## WHAT IS REQUIRED
Pictures do not belong in the copy. Return all of the entries exactly.

## SOURCE DATA
═══
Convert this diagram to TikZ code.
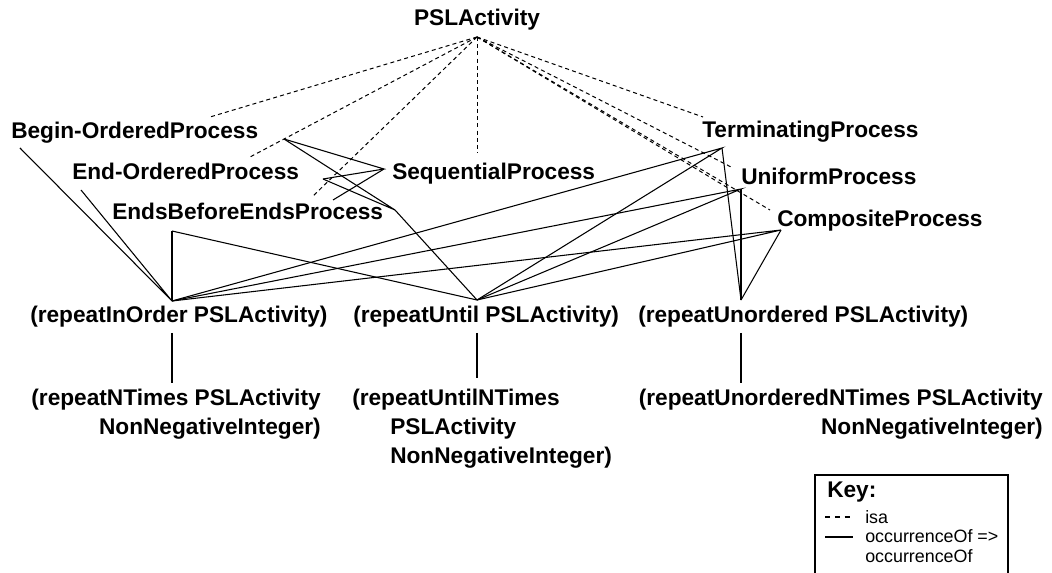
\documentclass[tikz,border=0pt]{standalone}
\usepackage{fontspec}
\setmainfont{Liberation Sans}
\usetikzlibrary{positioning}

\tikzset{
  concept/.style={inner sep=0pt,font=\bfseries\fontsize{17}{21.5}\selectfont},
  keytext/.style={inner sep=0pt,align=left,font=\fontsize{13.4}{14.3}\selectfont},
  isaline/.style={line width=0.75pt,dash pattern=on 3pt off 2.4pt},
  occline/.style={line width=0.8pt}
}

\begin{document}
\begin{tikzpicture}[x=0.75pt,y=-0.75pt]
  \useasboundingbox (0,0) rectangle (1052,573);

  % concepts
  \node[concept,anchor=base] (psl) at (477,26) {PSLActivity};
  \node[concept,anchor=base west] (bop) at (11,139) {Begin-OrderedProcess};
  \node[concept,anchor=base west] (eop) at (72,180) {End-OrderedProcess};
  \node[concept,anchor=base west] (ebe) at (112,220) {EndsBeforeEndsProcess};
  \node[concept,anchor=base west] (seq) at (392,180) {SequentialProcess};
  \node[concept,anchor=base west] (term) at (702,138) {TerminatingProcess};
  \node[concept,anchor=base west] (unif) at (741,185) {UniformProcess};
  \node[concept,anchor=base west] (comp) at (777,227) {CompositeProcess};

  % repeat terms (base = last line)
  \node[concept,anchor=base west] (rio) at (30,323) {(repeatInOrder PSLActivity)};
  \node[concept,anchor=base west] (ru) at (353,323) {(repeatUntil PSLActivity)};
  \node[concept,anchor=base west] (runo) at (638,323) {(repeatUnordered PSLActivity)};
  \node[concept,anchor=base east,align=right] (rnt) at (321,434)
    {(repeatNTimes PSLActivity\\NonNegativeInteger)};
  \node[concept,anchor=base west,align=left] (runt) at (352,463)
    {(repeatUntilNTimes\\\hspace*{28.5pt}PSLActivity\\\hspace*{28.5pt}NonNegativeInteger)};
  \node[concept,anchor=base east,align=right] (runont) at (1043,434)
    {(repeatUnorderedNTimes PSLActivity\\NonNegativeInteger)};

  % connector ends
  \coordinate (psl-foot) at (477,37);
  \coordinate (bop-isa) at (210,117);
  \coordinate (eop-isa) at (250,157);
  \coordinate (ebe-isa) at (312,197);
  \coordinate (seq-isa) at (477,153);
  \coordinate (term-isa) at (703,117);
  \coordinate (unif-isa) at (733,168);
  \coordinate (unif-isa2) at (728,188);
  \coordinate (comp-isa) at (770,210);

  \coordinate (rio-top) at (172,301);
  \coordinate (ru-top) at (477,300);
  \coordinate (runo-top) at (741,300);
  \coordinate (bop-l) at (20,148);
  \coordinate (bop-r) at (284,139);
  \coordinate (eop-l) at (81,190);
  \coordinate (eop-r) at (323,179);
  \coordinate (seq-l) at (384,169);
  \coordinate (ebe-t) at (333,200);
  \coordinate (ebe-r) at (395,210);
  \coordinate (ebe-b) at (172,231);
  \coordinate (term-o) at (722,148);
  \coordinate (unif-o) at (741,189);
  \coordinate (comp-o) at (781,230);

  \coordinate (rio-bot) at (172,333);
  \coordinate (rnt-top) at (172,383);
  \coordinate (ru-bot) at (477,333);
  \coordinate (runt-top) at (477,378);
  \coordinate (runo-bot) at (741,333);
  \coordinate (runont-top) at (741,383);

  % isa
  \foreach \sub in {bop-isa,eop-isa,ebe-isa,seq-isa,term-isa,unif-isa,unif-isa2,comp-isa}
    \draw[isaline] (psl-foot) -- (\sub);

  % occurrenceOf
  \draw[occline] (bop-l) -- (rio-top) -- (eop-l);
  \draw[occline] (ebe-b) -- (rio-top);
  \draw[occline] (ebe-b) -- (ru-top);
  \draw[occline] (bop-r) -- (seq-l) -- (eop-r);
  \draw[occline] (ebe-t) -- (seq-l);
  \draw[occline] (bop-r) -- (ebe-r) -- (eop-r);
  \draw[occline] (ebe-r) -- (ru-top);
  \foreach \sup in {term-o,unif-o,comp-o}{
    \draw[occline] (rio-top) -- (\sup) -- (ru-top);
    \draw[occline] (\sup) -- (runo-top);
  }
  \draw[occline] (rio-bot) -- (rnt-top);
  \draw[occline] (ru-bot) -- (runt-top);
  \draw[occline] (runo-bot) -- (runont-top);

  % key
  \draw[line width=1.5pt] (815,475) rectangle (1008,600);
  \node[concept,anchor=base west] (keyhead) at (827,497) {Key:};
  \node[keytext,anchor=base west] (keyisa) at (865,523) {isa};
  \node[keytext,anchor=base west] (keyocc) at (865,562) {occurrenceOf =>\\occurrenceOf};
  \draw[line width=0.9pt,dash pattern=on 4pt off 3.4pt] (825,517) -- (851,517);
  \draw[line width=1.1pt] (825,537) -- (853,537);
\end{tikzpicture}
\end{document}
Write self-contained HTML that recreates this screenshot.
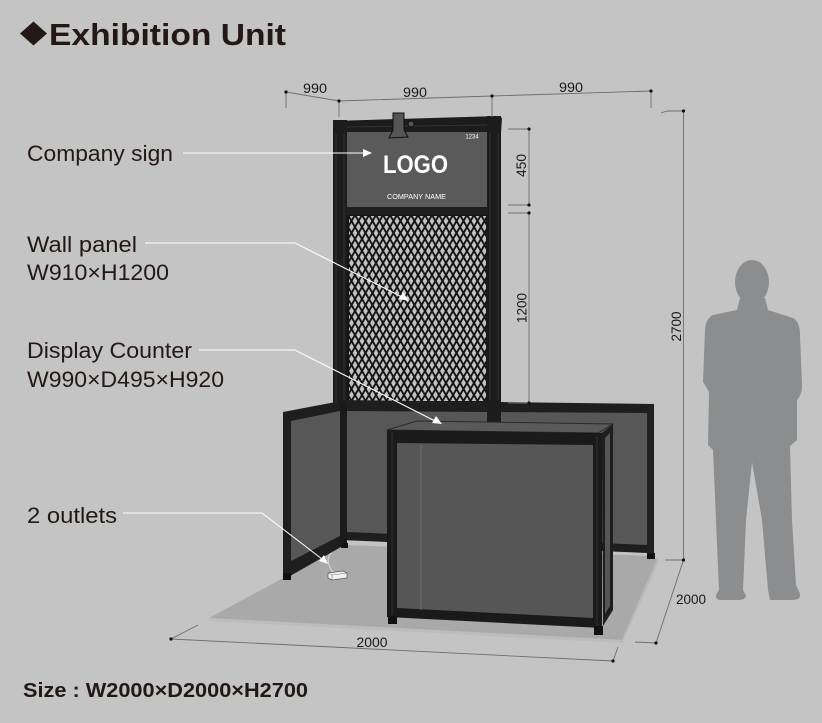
═══
## WRITTEN SOLUTION
Convert this diagram to TikZ code.
\documentclass[tikz,border=0pt]{standalone}
\usepackage{fontspec}
\setmainfont{Liberation Sans}
\usetikzlibrary{positioning}

\tikzset{
  concept/.style={inner sep=0pt,font=\bfseries\fontsize{17}{21.5}\selectfont},
  keytext/.style={inner sep=0pt,align=left,font=\fontsize{13.4}{14.3}\selectfont},
  isaline/.style={line width=0.75pt,dash pattern=on 3pt off 2.4pt},
  occline/.style={line width=0.8pt}
}

\begin{document}
\begin{tikzpicture}[x=0.75pt,y=-0.75pt]
  \useasboundingbox (0,0) rectangle (1052,573);

  % concepts
  \node[concept,anchor=base] (psl) at (477,26) {PSLActivity};
  \node[concept,anchor=base west] (bop) at (11,139) {Begin-OrderedProcess};
  \node[concept,anchor=base west] (eop) at (72,180) {End-OrderedProcess};
  \node[concept,anchor=base west] (ebe) at (112,220) {EndsBeforeEndsProcess};
  \node[concept,anchor=base west] (seq) at (392,180) {SequentialProcess};
  \node[concept,anchor=base west] (term) at (702,138) {TerminatingProcess};
  \node[concept,anchor=base west] (unif) at (741,185) {UniformProcess};
  \node[concept,anchor=base west] (comp) at (777,227) {CompositeProcess};

  % repeat terms (base = last line)
  \node[concept,anchor=base west] (rio) at (30,323) {(repeatInOrder PSLActivity)};
  \node[concept,anchor=base west] (ru) at (353,323) {(repeatUntil PSLActivity)};
  \node[concept,anchor=base west] (runo) at (638,323) {(repeatUnordered PSLActivity)};
  \node[concept,anchor=base east,align=right] (rnt) at (321,434)
    {(repeatNTimes PSLActivity\\NonNegativeInteger)};
  \node[concept,anchor=base west,align=left] (runt) at (352,463)
    {(repeatUntilNTimes\\\hspace*{28.5pt}PSLActivity\\\hspace*{28.5pt}NonNegativeInteger)};
  \node[concept,anchor=base east,align=right] (runont) at (1043,434)
    {(repeatUnorderedNTimes PSLActivity\\NonNegativeInteger)};

  % connector ends
  \coordinate (psl-foot) at (477,37);
  \coordinate (bop-isa) at (210,117);
  \coordinate (eop-isa) at (250,157);
  \coordinate (ebe-isa) at (312,197);
  \coordinate (seq-isa) at (477,153);
  \coordinate (term-isa) at (703,117);
  \coordinate (unif-isa) at (733,168);
  \coordinate (unif-isa2) at (728,188);
  \coordinate (comp-isa) at (770,210);

  \coordinate (rio-top) at (172,301);
  \coordinate (ru-top) at (477,300);
  \coordinate (runo-top) at (741,300);
  \coordinate (bop-l) at (20,148);
  \coordinate (bop-r) at (284,139);
  \coordinate (eop-l) at (81,190);
  \coordinate (eop-r) at (323,179);
  \coordinate (seq-l) at (384,169);
  \coordinate (ebe-t) at (333,200);
  \coordinate (ebe-r) at (395,210);
  \coordinate (ebe-b) at (172,231);
  \coordinate (term-o) at (722,148);
  \coordinate (unif-o) at (741,189);
  \coordinate (comp-o) at (781,230);

  \coordinate (rio-bot) at (172,333);
  \coordinate (rnt-top) at (172,383);
  \coordinate (ru-bot) at (477,333);
  \coordinate (runt-top) at (477,378);
  \coordinate (runo-bot) at (741,333);
  \coordinate (runont-top) at (741,383);

  % isa
  \foreach \sub in {bop-isa,eop-isa,ebe-isa,seq-isa,term-isa,unif-isa,unif-isa2,comp-isa}
    \draw[isaline] (psl-foot) -- (\sub);

  % occurrenceOf
  \draw[occline] (bop-l) -- (rio-top) -- (eop-l);
  \draw[occline] (ebe-b) -- (rio-top);
  \draw[occline] (ebe-b) -- (ru-top);
  \draw[occline] (bop-r) -- (seq-l) -- (eop-r);
  \draw[occline] (ebe-t) -- (seq-l);
  \draw[occline] (bop-r) -- (ebe-r) -- (eop-r);
  \draw[occline] (ebe-r) -- (ru-top);
  \foreach \sup in {term-o,unif-o,comp-o}{
    \draw[occline] (rio-top) -- (\sup) -- (ru-top);
    \draw[occline] (\sup) -- (runo-top);
  }
  \draw[occline] (rio-bot) -- (rnt-top);
  \draw[occline] (ru-bot) -- (runt-top);
  \draw[occline] (runo-bot) -- (runont-top);

  % key
  \draw[line width=1.5pt] (815,475) rectangle (1008,600);
  \node[concept,anchor=base west] (keyhead) at (827,497) {Key:};
  \node[keytext,anchor=base west] (keyisa) at (865,523) {isa};
  \node[keytext,anchor=base west] (keyocc) at (865,562) {occurrenceOf =>\\occurrenceOf};
  \draw[line width=0.9pt,dash pattern=on 4pt off 3.4pt] (825,517) -- (851,517);
  \draw[line width=1.1pt] (825,537) -- (853,537);
\end{tikzpicture}
\end{document}
Write self-contained HTML that recreates this screenshot.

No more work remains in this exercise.